Tripn.work Learning Hub

Client Retention & Long-Term Relationships

New clients are expensive. Repeat clients are the quiet engine of a stable creator business.
Here’s how to turn one-off projects into ongoing relationships.

1. Why Retention Beats Constant Prospecting

It’s usually cheaper and easier to keep a good client than to find a new one. Retained clients bring:

  • Predictable income.
  • Less onboarding time.
  • Fewer “prove yourself” moments.
  • Better creative trust and freedom.
Tripn truth: You don’t need 100 clients. You need a small circle of the right ones.

2. Designing a Great Client Experience

Clients remember how it felt to work with you more than the technical details. Experience = your secret retention tool.

Key Experience Elements:

  • Clarity: they always know what’s happening next.
  • Responsiveness: they feel heard, not ignored.
  • Reliability: you deliver when you say you will.
  • Kindness: you treat them like humans, not tickets.

Small Touches That Stand Out:

  • Welcome email with “How I Work” overview.
  • Mid-project check-ins (before they have to ask).
  • Light launch support or hype when work goes live.
  • Thank-you note or small gesture after project completion.

3. Retention Checkpoints: Before, During, After

Before Project Start

  • Send clear proposal + contract.
  • Clarify expectations, timeline, and communication channels.
  • Ask about their priorities and pressure points.

During the Project

  • Send regular updates (“done / in progress / waiting on”).
  • Invite feedback at key milestones, not randomly.
  • Flag risks early instead of hiding problems.

After Delivery

  • Send a wrap-up email with files, instructions, and next steps.
  • Ask for feedback and/or a testimonial.
  • Suggest a follow-up or maintenance package where relevant.
  • Check in 30–60 days later to see how things are going.

4. Upsells, Add-Ons & Retainers (Without Being Pushy)

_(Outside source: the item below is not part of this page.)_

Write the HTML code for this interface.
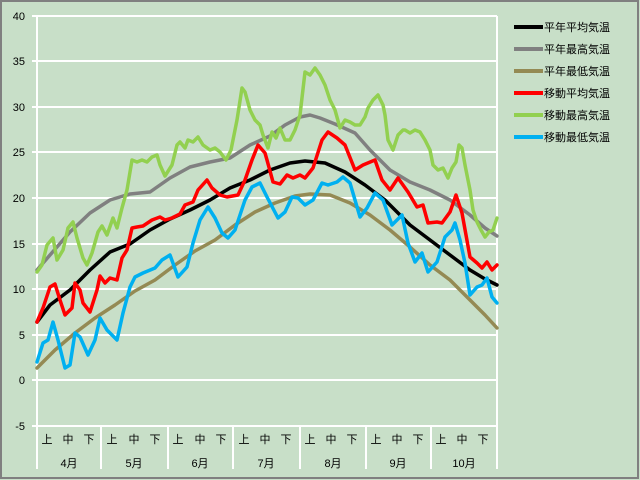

Upsells are not about squeezing clients — they’re about offering helpful next steps.

Smart Add-On Ideas:

  • Extra content variations or formats.
  • Monthly updates or maintenance.
  • Strategy sessions after launch.
  • Template packs or ready-made assets.

Retainer Examples:

  • “X posts per month + analytics check-in.”
  • “Monthly design support up to Y hours.”
  • “Ongoing content editing + publishing.”

Introduce these near the end of a successful project: “Based on what we’ve done, here’s how I can keep supporting you…”

5. Turning Happy Clients Into Referral Engines

Clients who like you will often refer you — they just need a nudge and something simple to share.

When to Ask for Referrals:

  • Right after a successful launch or deliverable.
  • When they compliment your work.
  • At the end of a project, along with the testimonial ask.

Simple Referral Script:

“If you know anyone else who needs [service you provided], feel free to share my info with them.
I’m opening a couple of spots for similar projects over the next month.”

6. When Not to Keep a Client

Not every client deserves a long-term seat at your table.

  • They repeatedly ignore boundaries.
  • They consistently pay late or resist paying.
  • They create anxiety or dread every time they appear in your inbox.
  • They disrespect you or your work.

You’re allowed to finish the project professionally and choose not to renew.

Build Relationships, Not Just Projects

A small circle of aligned clients can fund a calm, sustainable creative life.
Focus on experience, clarity, and care — the retention will follow.